Introduction to Khat @ Esplanade: Bitesize [2014 Apr 13]

“A Brief Introduction to Khat”



Arabic Calligraphy Lecture & Workshop



We were looking at a figure of 30 participants or optimally, 25 at its maximum. Personally 15, is the best figure. However, of course Esplanade would like to cover even more participants if it could. In the past 2 years (2012-2013), our free open workshop-cum-trial booth for Arabic calligraphy has been a successful hit of an estimated 500 over participants over 3 days within limited hours. Since it was an open session, we had participants rooted to their seats for more than 3 hours, some stood around for a good 40 minutes, some dropped by for quick minutes of trials, some just picked up a handful of worksheets for their family and friends, and some passed by and passed by again. It was fantastic. We met artists, teachers, tourists, not to mentioned, religious people and few calligraphers themselves apart from the locals. Fellow calligraphy enthusiasts hanged around having fun with pen and ink and crafting letters. This year, Esplanade decided to have a closed session under its Bitesize programme. For a session of only 2 hours, we truly hope we could give the best.

So they opened it up for 50 maximum participants on tickets.
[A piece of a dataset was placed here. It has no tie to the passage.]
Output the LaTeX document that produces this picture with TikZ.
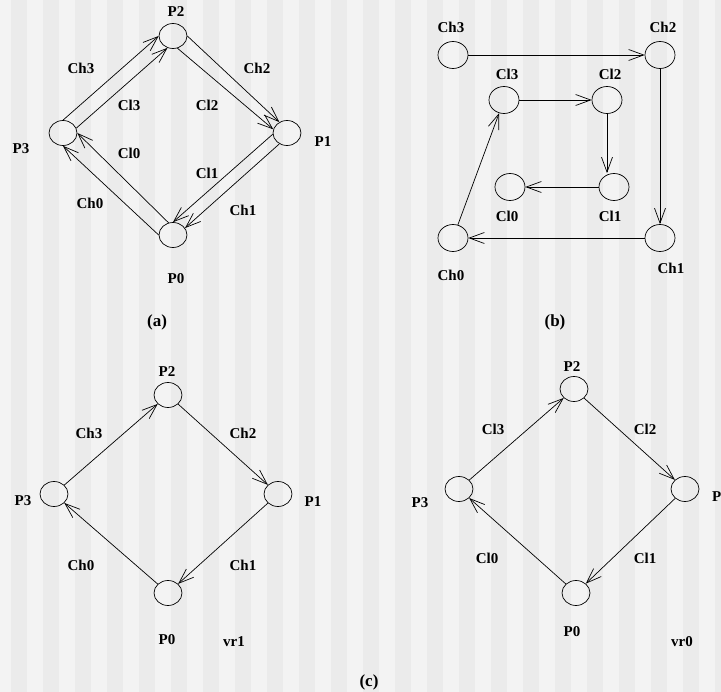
\documentclass[tikz,border=0pt]{standalone}
\usepackage{fontspec}
\setmainfont{Liberation Serif}
\usetikzlibrary{arrows.meta,shapes.geometric}
\definecolor{StripeLight}{HTML}{F3F3F3}
\definecolor{StripeDark}{HTML}{EBEBEB}
\tikzset{
  proc/.style={draw=black, ellipse, line width=0.7pt, minimum width=28pt, minimum height=25pt, inner sep=0pt},
  bigproc/.style={proc, minimum width=30pt, minimum height=27pt},
  lbl/.style={font=\bfseries\fontsize{15}{17}\selectfont, inner sep=0pt},
  caplbl/.style={font=\bfseries\fontsize{17}{19}\selectfont, inner sep=0pt},
  chan/.style={-{Straight Barb[length=15pt,width=11pt]}, line width=0.7pt}
}
\begin{document}
\begin{tikzpicture}[x=1pt, y=-1pt]
\useasboundingbox (0,0) rectangle (721,692);
\fill[StripeLight] (0,0) rectangle (721,692);
\foreach \k in {0,...,22}
  \fill[StripeDark] (11+32*\k,0) rectangle (27+32*\k,692);

\node[proc] (p2a) at (173,36) {};
\node[proc] (p1a) at (287,133) {};
\node[proc] (p3a) at (63,133) {};
\node[proc] (p0a) at (173,235) {};
\node[lbl] (lp2a) at (176,12) {P2};
\node[lbl] (lp1a) at (323,142) {P1};
\node[lbl] (lp3a) at (21,149) {P3};
\node[lbl] (lp0a) at (176,279) {P0};
\node[lbl] (lch3a) at (81,68) {Ch3};
\node[lbl] (lch2a) at (257,68) {Ch2};
\node[lbl] (lcl3a) at (129,105) {Cl3};
\node[lbl] (lcl2a) at (207,105) {Cl2};
\node[lbl] (lcl0a) at (129,153) {Cl0};
\node[lbl] (lcl1a) at (207,173) {Cl1};
\node[lbl] (lch0a) at (90,203) {Ch0};
\node[lbl] (lch1a) at (243,210) {Ch1};
\node[caplbl] (capa) at (157,322) {(a)};
\draw[chan] (p3a.90) -- (p2a.180);
\draw[chan] (p3a.20) -- (p2a.245);
\draw[chan] (p2a.0) -- (p1a.125);
\draw[chan] (p2a.290) -- (p1a.165);
\draw[chan] (p1a.185) -- (p0a.90);
\draw[chan] (p1a.235) -- (p0a.30);
\draw[chan] (p0a.180) -- (p3a.270);
\draw[chan] (p0a.110) -- (p3a.0);

\node[bigproc] (ch3b) at (453,55) {};
\node[bigproc] (ch2b) at (660,55) {};
\node[bigproc] (cl3b) at (504,100) {};
\node[bigproc] (cl2b) at (607,100) {};
\node[bigproc] (cl0b) at (510,187) {};
\node[bigproc] (cl1b) at (614,187) {};
\node[bigproc] (ch0b) at (453,238) {};
\node[bigproc] (ch1b) at (660,238) {};
\node[lbl] (lch3b) at (451,27) {Ch3};
\node[lbl] (lch2b) at (663,27) {Ch2};
\node[lbl] (lcl3b) at (507,74) {Cl3};
\node[lbl] (lcl2b) at (610,74) {Cl2};
\node[lbl] (lcl0b) at (507,216) {Cl0};
\node[lbl] (lcl1b) at (610,216) {Cl1};
\node[lbl] (lch0b) at (451,275) {Ch0};
\node[lbl] (lch1b) at (671,268) {Ch1};
\node[caplbl] (capb) at (555,322) {(b)};
\draw[chan] (ch3b) -- (ch2b);
\draw[chan] (ch2b) -- (ch1b);
\draw[chan] (ch1b) -- (ch0b);
\draw[chan] (ch0b) -- (cl3b);
\draw[chan] (cl3b) -- (cl2b);
\draw[chan] (cl2b.south) -- (cl2b.south |- cl1b.north);
\draw[chan] (cl1b) -- (cl0b);

\node[proc] (p2c) at (168,395) {};
\node[proc] (p1c) at (278,494) {};
\node[proc] (p3c) at (54,494) {};
\node[proc] (p0c) at (168,593) {};
\node[lbl] (lp2c) at (167,372) {P2};
\node[lbl] (lp1c) at (313,502) {P1};
\node[lbl] (lp3c) at (23,501) {P3};
\node[lbl] (lp0c) at (167,640) {P0};
\node[lbl] (lvr1) at (234,642) {vr1};
\node[lbl] (lch3c) at (89,433) {Ch3};
\node[lbl] (lch2c) at (243,433) {Ch2};
\node[lbl] (lch0c) at (81,565) {Ch0};
\node[lbl] (lch1c) at (243,565) {Ch1};
\draw[chan] (p3c) -- (p2c);
\draw[chan] (p2c) -- (p1c);
\draw[chan] (p1c) -- (p0c);
\draw[chan] (p0c) -- (p3c);

\node[proc] (p2d) at (574,389) {};
\node[proc] (p1d) at (685,489) {};
\node[proc] (p3d) at (459,489) {};
\node[proc] (p0d) at (576,593) {};
\node[lbl] (lp2d) at (572,367) {P2};
\node[lbl, anchor=west] (lp1d) at (712,497) {P1};
\node[lbl] (lp3d) at (420,503) {P3};
\node[lbl] (lp0d) at (572,632) {P0};
\node[lbl] (lvr0) at (682,642) {vr0};
\node[lbl] (lcl3d) at (493,429) {Cl3};
\node[lbl] (lcl2d) at (645,429) {Cl2};
\node[lbl] (lcl0d) at (487,558) {Cl0};
\node[lbl] (lcl1d) at (645,558) {Cl1};
\draw[chan] (p3d) -- (p2d);
\draw[chan] (p2d) -- (p1d);
\draw[chan] (p1d) -- (p0d);
\draw[chan] (p0d) -- (p3d);
\node[caplbl] (capc) at (369,682) {(c)};
\end{tikzpicture}
\end{document}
Within the first month out of the 3-month publicity, they called us to spread more words on this programme cause they managed only to hit around 20. We felt that it was good enough to keep that way as we were concerned on managing and giving a substantial amount of attention to the participants individually and as a whole. We had booklets, worksheets and visual slides all prepared. In less than half month before the event, we hit 50. Full house.

Our hope for extension of hours could probably give more fruitful attention to the participants. That didn’t happen. The space provided was in a rehearsal studio, full of tall-glass-wall windows, at the top-most of the building, giving a cosmic feel to practicing calligraphy. Probably, a dream of every calligrapher to afford that kind of (expensive) atmosphere to have an intimate session with the pen crafting sacred verses. But in real history, calligraphers danced their hearts through their pen and ink, crouching solemnly in a quiet corner of walls full of books, away from people, away from the world. Then, the teacher attended to students one at a time. But here, its a duty to share and uphold it to the public.

We hoped for a better projection on our visual lesson slides to amplify the content to participants spread out to about over two basketball courts of space. We could see how much a participant yearned to feel the pen during the demonstration where 49 others crowded over one person demonstrating letters over a piece of A3 paper. And if we could, we would love to be able to equally attend to at least 10 individual participants at a time whenever they raised their hands for help and questions. One hour of theoretical history and visual lessons, and one hour of practice. Unfortunately, but fortunately, that’s all we could afford.

Learning calligraphy doesn’t work like technical software crash courses. Most of fresh students we knew, could never get over understanding the pen and its first dot even over their first two weeks practice. Nowadays, the culture of clicking and sliding with fingers is more overwhelming than the art and grace of handling pen and letters. Time spent for economical productivity is different from time spent for spiritual productivity. Nevertheless, the people in Esplanade has created great efforts to support traditional arts such as calligraphy for the betterment of the society.

Be it a dot, or long strokes, we hope this effort would be a blessing to everyone. Thank you for acknowledging our presence. We hope to see you all again.